How A Rabbit Taught Me to Cook
I was no older than the tender age of 7 when I first ate rabbit. I remember the day quite distinctly. Not only was it the single defining moment when I knew I would grow to be a chef, but also they were my pet rabbits.
The day started as innocently as any other. I awoke early and enjoyed a bowl of hot cocoa as I listened to the birds singing. We lived in an old stone house that butted up against a wheat field with a small stream running through it. I liked to play at the edge of the field, especially while waiting impatiently for my mother to finish her coffee and get dressed.
It was a widely held belief that the ground near the stream was quicksand. My friends traded anecdotal stories about some unlucky animal or person that died a slow gruesome death in the sand. Despite the perils, I knew playing near there would make my mother very anxious so she dressed quicker.

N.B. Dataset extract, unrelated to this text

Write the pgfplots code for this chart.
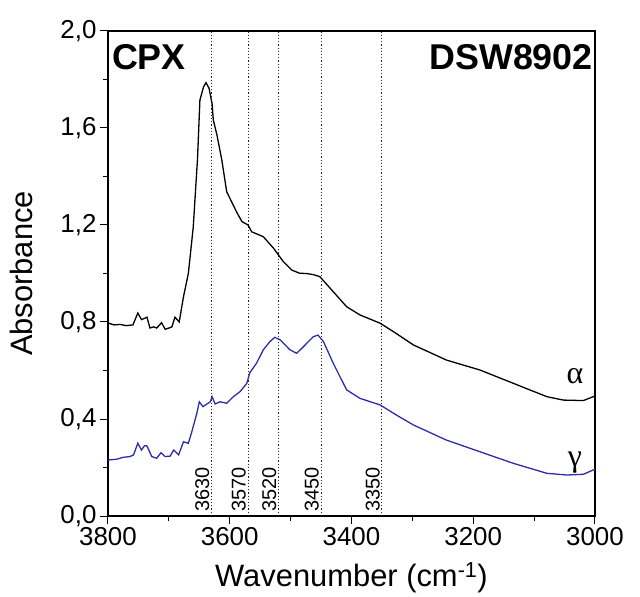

My mother and I walked up the hill to the family auberge where the real fun was to be had. The air around the auberge was infused with an intoxicating mix of boxwoods and simmering stews. My daily routine began by going into the kitchen to ask one of the cooks for a few carrots to feed my rabbits. I usually stood in the middle, kind of obtrusively, hoping to get a taste of an apple sorbet being made or a bite of something cooking before being shooed out. Today felt a bit odd. Normally, the cooks were a bit gruff but instead, they seemed almost sympathetic and kind. Through the kitchen backdoor, I could see both my grandfather and chef Daniel gathered by the rabbit cage chatting.
My grandfather looked rather solemn as I approached the empty cage. He explained in a most tender voice that my two beloved rabbits had escaped during the night. Apparently, they picked the lock and ran free. He conceded that it was a monumental loss and tried to console me by explaining they were probably living their best life. No doubt those two rascals were eating fresh carrots from the farmers’ fields surrounding the old town of Vieux Mareuil.